I mention this because the odds are overwhelming that this is not part of how you see the world economy over years past. It should be. We are in the midst of finding the hard constraints -- political and economic -- for upward income/wealth redistribution and asset price targeted monetary policy intervention. Publics, politicians and stability conditions will not abide significantly greater redistributions or policies favoring asset owners. The Federal Reserve's QEII decision of 03 November 2010 is running into massive resistance at home and abroad. Likewise, debates over Bush tax cut extension have made almost no progress as the expiration looms.

Global asset prices are being dramatically pushed and angry calls are ringing out. As we moved through the G20 meetings in South Korea, many nations raised concerns over downward US Dollar pressure from QEII. Quantitative easing will likely take the Federal Reserve's balance sheet from $2.25 trillion up to nearly $3 trillion. US Treasuries, developed and developing world corporate and sovereign bonds, are very expensive. Interest rates are very, very low. The interest rates on mortgages in the US are near 50 year lows as are the yields on US government debt. On the eve of Lehman Brothers' decline and the US Treasury action to nationalize the liabilities of Fannie Mae and Freddie Mac, the Fed sat atop a $950billion balance sheet. A tripling of the direct asset price support of Fed policy has dramatically pushed up prices. US wages and home prices have stagnated and fallen; unemployment remains higher throughout the developed world.

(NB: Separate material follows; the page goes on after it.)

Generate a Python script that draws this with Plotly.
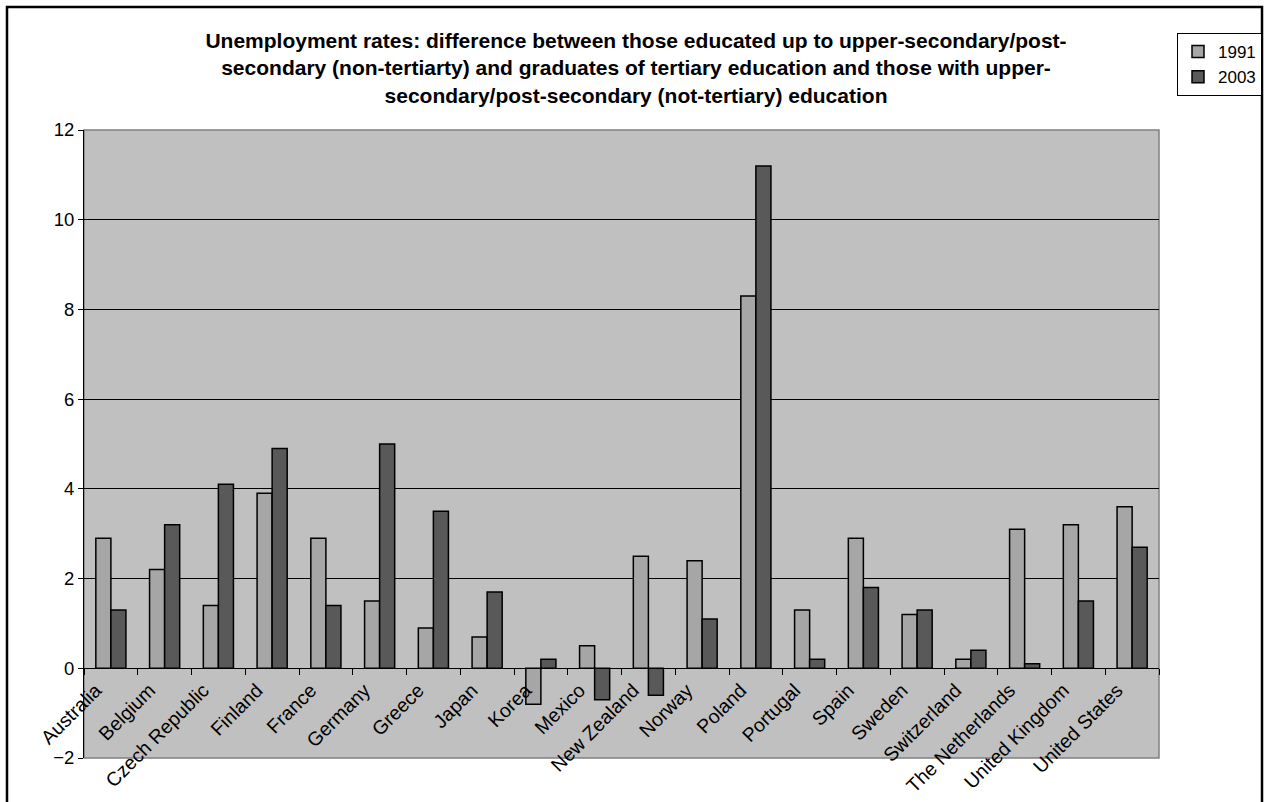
import plotly.graph_objects as go

countries = ["Australia", "Belgium", "Czech Republic", "Finland", "France", "Germany",
             "Greece", "Japan", "Korea", "Mexico", "New Zealand", "Norway", "Poland",
             "Portugal", "Spain", "Sweden", "Switzerland", "The Netherlands",
             "United Kingdom", "United States"]
v1991 = [2.9, 2.2, 1.4, 3.9, 2.9, 1.5, 0.9, 0.7, -0.8, 0.5, 2.5, 2.4, 8.3, 1.3, 2.9, 1.2, 0.2, 3.1, 3.2, 3.6]
v2003 = [1.3, 3.2, 4.1, 4.9, 1.4, 5.0, 3.5, 1.7, 0.2, -0.7, -0.6, 1.1, 11.2, 0.2, 1.8, 1.3, 0.4, 0.1, 1.5, 2.7]
ytick_vals = [-2, 0, 2, 4, 6, 8, 10, 12]

W, H = 1268, 802
ml, mr, mt, mb = 84, 109, 130, 44
pw, ph = W - ml - mr, H - mt - mb
ymin, ymax = -2, 12
zero_frac = (0 - ymin) / (ymax - ymin)

FONT = "Liberation Sans, Arial, sans-serif"

fig = go.Figure()
fig.add_trace(go.Bar(x=countries, y=v1991, name="1991",
                     marker=dict(color="#A6A6A6", line=dict(color="#000000", width=1.5))))
fig.add_trace(go.Bar(x=countries, y=v2003, name="2003",
                     marker=dict(color="#595959", line=dict(color="#000000", width=1.5))))

fig.update_layout(
    width=W, height=H,
    margin=dict(l=ml, r=mr, t=mt, b=mb, pad=0, autoexpand=False),
    paper_bgcolor="white",
    plot_bgcolor="#C0C0C0",
    font=dict(family=FONT, size=18, color="#000000"),
    barmode="group", bargap=0.44, bargroupgap=0,
    title=dict(
        text="<b>Unemployment rates: difference between those educated up to upper-secondary/post-<br>"
             "secondary (non-tertiarty) and graduates of tertiary education and those with upper-<br>"
             "secondary/post-secondary (not-tertiary) education</b>",
        x=636 / W, xanchor="center", y=1 - 48 / H, yanchor="middle",
        font=dict(family=FONT, size=21, color="#000000"),
    ),
    legend=dict(
        x=(1177 - ml) / pw, xanchor="left", y=1 + (mt - 33) / ph, yanchor="top",
        bordercolor="#000000", borderwidth=1, bgcolor="white",
        font=dict(size=17), itemwidth=30, tracegroupgap=0,
    ),
    showlegend=True,
    xaxis=dict(
        type="category", anchor="free", position=zero_frac,
        showline=True, linecolor="#000000", linewidth=1,
        ticks="outside", tickson="boundaries", ticklen=6, tickcolor="#000000",
        tickangle=-45, showgrid=False, zeroline=False,
        tickfont=dict(size=19.5), ticklabelshift=-15, ticklabelstandoff=2,
    ),
    yaxis=dict(
        range=[ymin, ymax], tickvals=ytick_vals, showline=True, linecolor="#000000",
        linewidth=1, ticks="outside", ticklen=5, tickcolor="#000000",
        showgrid=True, gridcolor="#000000", gridwidth=1, zeroline=False,
        tickfont=dict(size=18.5),
    ),
)

# plot-area frame (grey border) and outer chart border
fig.add_shape(type="rect", xref="paper", yref="paper", x0=0, x1=1, y0=0, y1=1,
              line=dict(color="#808080", width=1.5), layer="below")
fig.add_shape(type="rect", xref="paper", yref="paper",
              x0=(7 - ml) / pw, x1=(1262 - ml) / pw,
              y0=-(mb + 10) / ph, y1=1 + (mt - 7) / ph,
              line=dict(color="#000000", width=2.5))

fig.write_html("out.html")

Thus, we are seeing massive asset price support amid flat prices and economic weakness. In 5 of the last 7 quarters US unit labor costs fell as productivity increased with flat to declining real wages. Developed economies are generating outright deflation. Monetary policy and asset inflation is keeping general price levels from rising. This is what asset price targeted monetary policy with redistribution looks like.

Chinese authorities have increasingly come to recognize the need for inequality targeted policy and economic growth. Latin American nations have been attempting such policies for nearly a decade, often with noteworthy success. Growing and increasingly angry crowds are demanding a social welfare inflected version of the same in the streets of continental Europe. UK welfare and public spending reform and the American Tea Party, appear to be counter instances.
Recent demonstrations by university students in the UK and reaction to the Obama Administration's Budget Council suggest trouble coming in the US and UK. Even if declining fiscal policy interventions are forthcoming in the US and the UK, quantitative easing has little more room to run beyond the next 6-12 months. Further significant upward income/wealth redistribution in the developed world is not a politically or economically viable option. The weakness, sometimes from rising inequality, in the private economy is consuming much of the macro economic benefit of aggressive monetary policy.

We are at a cross roads for the monetary policy and redistributive bias that has defined the US for decades. Our economic performance and political stability requires us to learn from the recent past and chart a different path.